Arbus reserved her deepest affection for individuals most of society would reckon misfits.

Dwarfs, giants, madmen, and freaks are granted profound dignity in her sight, as are people whose eccentricities, preferences, and psychoses centrifuged them beyond the borders of polite society. In magazine spreads from 1960 and '61 - poetic essays featuring a weird cast of heroes and heroines - she clearly identifies with the existential tenacity of her subjects. Her Harper's Bazaar portrait of "William Mack, Sage of the Wilderness," a bearded patriarch with the mad intensity of John Brown, ran with her caption praising him as "an awesome, noble, enormous, possessed and legendary figure."

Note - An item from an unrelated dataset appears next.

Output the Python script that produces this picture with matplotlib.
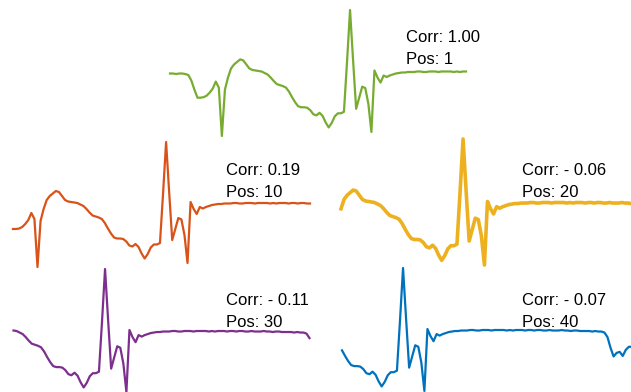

The current exhibition originated at the San Francisco Museum of Modern Art and will travel to Germany and England before completing its tour next summer in Minneapolis. The show augments Arbus's photographs with artifacts of her artistic life, from the books in her library (she read Plato, Blake, and Yeats) to her darkroom equipment and several of her cameras.

In 1962, Arbus stopped working with the 35mm Nikon she had used up to then and switched to a larger medium-format Rolliflex. She wrote to friends that year, "I am inept and hopeless with the bigger [camera] and I no longer believe the language of the little one, which I so loved."

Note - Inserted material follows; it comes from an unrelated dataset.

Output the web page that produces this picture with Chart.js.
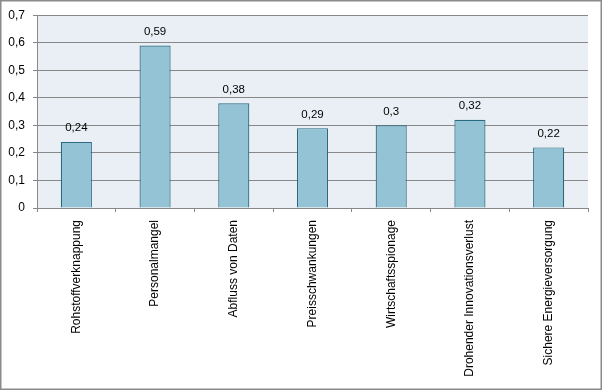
<!DOCTYPE html>
<html>
<head>
<meta charset="utf-8">
<script src="https://cdn.jsdelivr.net/npm/chart.js@4/dist/chart.umd.min.js"></script>
<style>
html,body{margin:0;padding:0;background:#fff;}
#wrap{width:603px;height:391px;position:relative;}
</style>
</head>
<body>
<div id="wrap"><canvas id="c" width="603" height="391"></canvas></div>
<script>
const categories = ["Rohstoffverknappung","Personalmangel","Abfluss von Daten","Preisschwankungen","Wirtschaftsspionage","Drohender Innovationsverlust","Sichere Energieversorgung"];
const values = [0.24, 0.59, 0.38, 0.29, 0.3, 0.32, 0.22];
const yMin = 0, yMax = 0.7, yStep = 0.1;

const fmt = v => String(Math.round(v*100)/100).replace('.', ',');
const FONT = "'Liberation Sans', Arial, sans-serif";

const bgPlugin = {
  id: 'bg',
  beforeDraw(chart) {
    const {ctx, chartArea:a} = chart;
    ctx.save();
    ctx.fillStyle = '#ffffff';
    ctx.fillRect(0,0,chart.width,chart.height);
    ctx.fillStyle = '#e9eff4';
    ctx.fillRect(a.left, a.top, a.right-a.left, a.bottom-a.top);
    ctx.restore();
  },
  afterDraw(chart) {
    const {ctx} = chart;
    ctx.save();
    ctx.strokeStyle = '#8a8a8a';
    ctx.lineWidth = 1.5;
    ctx.strokeRect(0.75, 0.75, 600.5, 388.5);
    ctx.restore();
  }
};

const labelPlugin = {
  id: 'vals',
  afterDatasetsDraw(chart) {
    const {ctx} = chart;
    const meta = chart.getDatasetMeta(0);
    ctx.save();
    ctx.font = "11.5px " + FONT;
    ctx.fillStyle = '#000';
    ctx.textAlign = 'center';
    ctx.textBaseline = 'bottom';
    meta.data.forEach((el, i) => {
      ctx.fillText(fmt(values[i]), el.x, el.y - 8);
    });
    ctx.restore();
  }
};

new Chart(document.getElementById('c'), {
  type: 'bar',
  data: {
    labels: categories,
    datasets: [{
      data: values,
      backgroundColor: '#93c3d4',
      borderColor: '#2a6a80',
      borderWidth: 1.2,
      categoryPercentage: 1,
      barPercentage: 0.395
    }]
  },
  options: {
    responsive: false,
    animation: false,
    devicePixelRatio: 1,
    layout: { padding: { top: 15, right: 15, bottom: 0, left: 0 } },
    plugins: { legend: { display: false }, tooltip: { enabled: false } },
    scales: {
      x: {
        offset: true,
        grid: { offset: true, drawOnChartArea: false, drawTicks: true, tickLength: 4, color: '#888' },
        border: { color: '#888' },
        ticks: { minRotation: 90, maxRotation: 90, autoSkip: false, padding: 8, color: '#000', font: { family: FONT, size: 12 } },
        afterFit(s) { s.height = 183; }
      },
      y: {
        min: yMin, max: yMax,
        grid: { color: '#888', tickLength: 4 },
        border: { color: '#888' },
        ticks: { stepSize: yStep, padding: 8, color: '#000', font: { family: FONT, size: 12 }, callback: v => fmt(v) },
        afterFit(s) { s.width = 37; }
      }
    }
  },
  plugins: [bgPlugin, labelPlugin]
});
</script>
</body>
</html>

In Arbus's hands, the distinction between the two instruments was the difference between harvesting fish with a net and catching a fish with your hands. The new camera, which was not held to the eye but used peering into it at waist-level, placed Arbus in direct rapport with the people she was photographing. This quickly changed her relationship with her subjects, from observer to collaborator.

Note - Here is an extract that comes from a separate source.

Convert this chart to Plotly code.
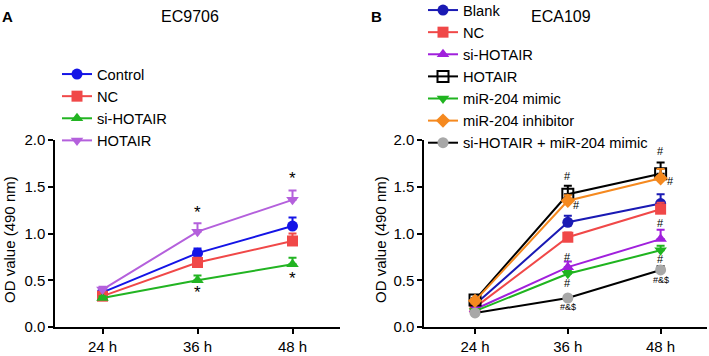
import plotly.graph_objects as go

times = ["24 h", "36 h", "48 h"]

# Panel A: EC9706
a_names = ["Control", "NC", "si-HOTAIR", "HOTAIR"]
a_vals = {
    "Control": [0.37, 0.79, 1.08],
    "NC": [0.33, 0.69, 0.92],
    "si-HOTAIR": [0.31, 0.50, 0.67],
    "HOTAIR": [0.40, 1.02, 1.36],
}
a_err = {
    "Control": [0.04, 0.05, 0.09],
    "NC": [0.03, 0.05, 0.08],
    "si-HOTAIR": [0.02, 0.05, 0.07],
    "HOTAIR": [0.03, 0.09, 0.10],
}

# Panel B: ECA109
b_names = ["Blank", "NC", "si-HOTAIR", "HOTAIR", "miR-204 mimic",
           "miR-204 inhibitor", "si-HOTAIR + miR-204 mimic"]
b_vals = {
    "Blank": [0.24, 1.12, 1.32],
    "NC": [0.21, 0.96, 1.26],
    "si-HOTAIR": [0.19, 0.64, 0.94],
    "HOTAIR": [0.29, 1.42, 1.64],
    "miR-204 mimic": [0.17, 0.57, 0.82],
    "miR-204 inhibitor": [0.28, 1.35, 1.59],
    "si-HOTAIR + miR-204 mimic": [0.15, 0.31, 0.61],
}
b_err = {
    "Blank": [0.02, 0.07, 0.10],
    "NC": [0.02, 0.05, 0.07],
    "si-HOTAIR": [0.02, 0.06, 0.10],
    "HOTAIR": [0.02, 0.09, 0.12],
    "miR-204 mimic": [0.02, 0.03, 0.05],
    "miR-204 inhibitor": [0.02, 0.06, 0.10],
    "si-HOTAIR + miR-204 mimic": [0.01, 0.02, 0.04],
}

a_style = {
    "Control": dict(color="#1414e6", symbol="circle"),
    "NC": dict(color="#f04848", symbol="square"),
    "si-HOTAIR": dict(color="#22b422", symbol="triangle-up"),
    "HOTAIR": dict(color="#b460dc", symbol="triangle-down"),
}
b_style = {
    "Blank": dict(color="#1a1ab4", mcolor="#1a1ab4", symbol="circle"),
    "NC": dict(color="#f04848", mcolor="#f04848", symbol="square"),
    "si-HOTAIR": dict(color="#a020dc", mcolor="#a020dc", symbol="triangle-up"),
    "HOTAIR": dict(color="#000000", mcolor="#000000", symbol="square-open"),
    "miR-204 mimic": dict(color="#1fb41f", mcolor="#1fb41f", symbol="triangle-down"),
    "miR-204 inhibitor": dict(color="#f5891f", mcolor="#f5891f", symbol="diamond"),
    "si-HOTAIR + miR-204 mimic": dict(color="#000000", mcolor="#a8a8a8", symbol="circle"),
}

FONT = "Liberation Sans, Arial, sans-serif"
LEG_FS = 14.7
fig = go.Figure()

for n in a_names:
    s = a_style[n]
    fig.add_trace(go.Scatter(
        x=times, y=a_vals[n], name=n, mode="lines+markers",
        line=dict(color=s["color"], width=2),
        marker=dict(color=s["color"], symbol=s["symbol"], size=11),
        error_y=dict(type="data", array=a_err[n], arrayminus=[0, 0, 0], symmetric=False,
                     color=s["color"], thickness=2, width=4),
        xaxis="x", yaxis="y", legend="legend", cliponaxis=False))

for n in b_names:
    s = b_style[n]
    mk = dict(color=s["mcolor"], symbol=s["symbol"], size=11)
    if s["symbol"] == "square-open":
        mk["line"] = dict(color="#000000", width=2)
    fig.add_trace(go.Scatter(
        x=times, y=b_vals[n], name=n, mode="lines+markers",
        line=dict(color=s["color"], width=2),
        marker=mk,
        error_y=dict(type="data", array=b_err[n], arrayminus=[0, 0, 0], symmetric=False,
                     color=s["color"], thickness=2, width=4),
        xaxis="x2", yaxis="y2", legend="legend2", cliponaxis=False))

W, H = 709, 356
def px(x):
    return x / W
def py(y):
    return (H - y) / H

axis_common = dict(showline=True, linecolor="black", linewidth=1.5, ticks="outside",
                   ticklen=5, tickwidth=1.5, tickcolor="black", showgrid=False,
                   zeroline=False, tickfont=dict(family=FONT, size=15, color="black"))

fig.update_layout(
    width=W, height=H, margin=dict(l=0, r=0, t=0, b=0, autoexpand=False),
    plot_bgcolor="white", paper_bgcolor="white",
    font=dict(family=FONT, size=15, color="black"),
    xaxis=dict(domain=[px(55), px(340)], range=[-0.5, 2.5], type="category",
               anchor="y", **axis_common),
    yaxis=dict(domain=[py(327), py(140)], range=[0, 2.0], tickvals=[0, 0.5, 1.0, 1.5, 2.0],
               ticktext=["0.0", "0.5", "1.0", "1.5", "2.0"], anchor="x", **axis_common),
    xaxis2=dict(domain=[px(424), px(707)], range=[-0.55, 2.5], type="category",
                anchor="y2", **axis_common),
    yaxis2=dict(domain=[py(327), py(140)], range=[0, 2.0], tickvals=[0, 0.5, 1.0, 1.5, 2.0],
                ticktext=["0.0", "0.5", "1.0", "1.5", "2.0"], anchor="x2", **axis_common),
    legend=dict(x=px(57), y=py(58), xanchor="left", yanchor="top",
                bgcolor="rgba(0,0,0,0)", font=dict(family=FONT, size=LEG_FS),
                itemwidth=30, tracegroupgap=0),
    legend2=dict(x=px(423), y=py(-6), xanchor="left", yanchor="top",
                 bgcolor="rgba(0,0,0,0)", font=dict(family=FONT, size=LEG_FS),
                 itemwidth=30, tracegroupgap=0),
    showlegend=True,
)

ann = []
def pann(text, x, y, size, angle=0):
    return dict(text=text, x=px(x), y=py(y), xref="paper", yref="paper",
                xanchor="center", yanchor="middle", showarrow=False,
                textangle=angle, font=dict(size=size))

ann.append(pann("EC9706", 190, 16, 16))
ann.append(pann("ECA109", 561, 16, 16))
ann.append(pann("<b>A</b>", 7, 17, 15))
ann.append(pann("<b>B</b>", 377, 17, 15))
for xx in (9, 380):
    ann.append(pann("OD value (490 nm)", xx, 240, 15, -90))

# significance marks panel A
for (t, v) in [("36 h", 1.23), ("48 h", 1.59), ("36 h", 0.37), ("48 h", 0.52)]:
    ann.append(dict(text="*", x=t, y=v, xref="x", yref="y", showarrow=False,
                    xanchor="center", yanchor="middle", font=dict(size=17)))

# significance marks panel B
for (t, v, dx, txt, fs) in [
    ("36 h", 1.62, 0, "#", 11), ("36 h", 1.30, 9, "#", 11), ("36 h", 0.75, 0, "#", 11),
    ("36 h", 0.47, 0, "#", 11), ("36 h", 0.21, 0, "#&$", 9),
    ("48 h", 1.88, 0, "#", 11), ("48 h", 1.56, 10, "#", 11), ("48 h", 1.11, 0, "#", 11),
    ("48 h", 0.73, 0, "#", 11), ("48 h", 0.50, 0, "#&$", 9)]:
    ann.append(dict(text=txt, x=t, y=v, xref="x2", yref="y2", showarrow=False,
                    xanchor="center", yanchor="middle",
                    xshift=dx, font=dict(size=fs)))

fig.update_layout(annotations=ann)
fig.write_html("out.html", config={"displayModeBar": False},
               post_script="document.body.style.margin='0px';document.body.style.padding='0px';")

From the mid-'60s on, Arbus's pictures look more and more posed, not by the photographer alone, but also by the person before her lens. Her sitters became fully active partners in their own depiction, performers of their ideal self-image. The resulting pictures are psychologically naked and often unsettling, particularly because so often people divulge unflattering truths. Many of her portraits expose cowardice, ignorance, and venality. Arbus saved her harshest commentary for those at the center of the ruling class. Her debutantes and society dames seem long ago to have been drained of their life blood. Her prowar demonstrators are caricatures of twisted patriotism. And her 1968 portrait of a family in their Westchester backyard is a study in suburban alienation.

Just as often, however, the photographer unearthed beauty, nobility, grace, and a kind of off-kilter salvation. Much of Arbus's work echoed and amplified her own internal struggles, but it would be a disservice to her art to reduce the pictures to evidence of the depression that led her to take her life. Arbus's photographs are more than a portrait of herself. They are an autobiography of mankind's trials and redemptions.

'Diane Arbus: Revelations' continues at the Metropolitan Museum of Art through May 29.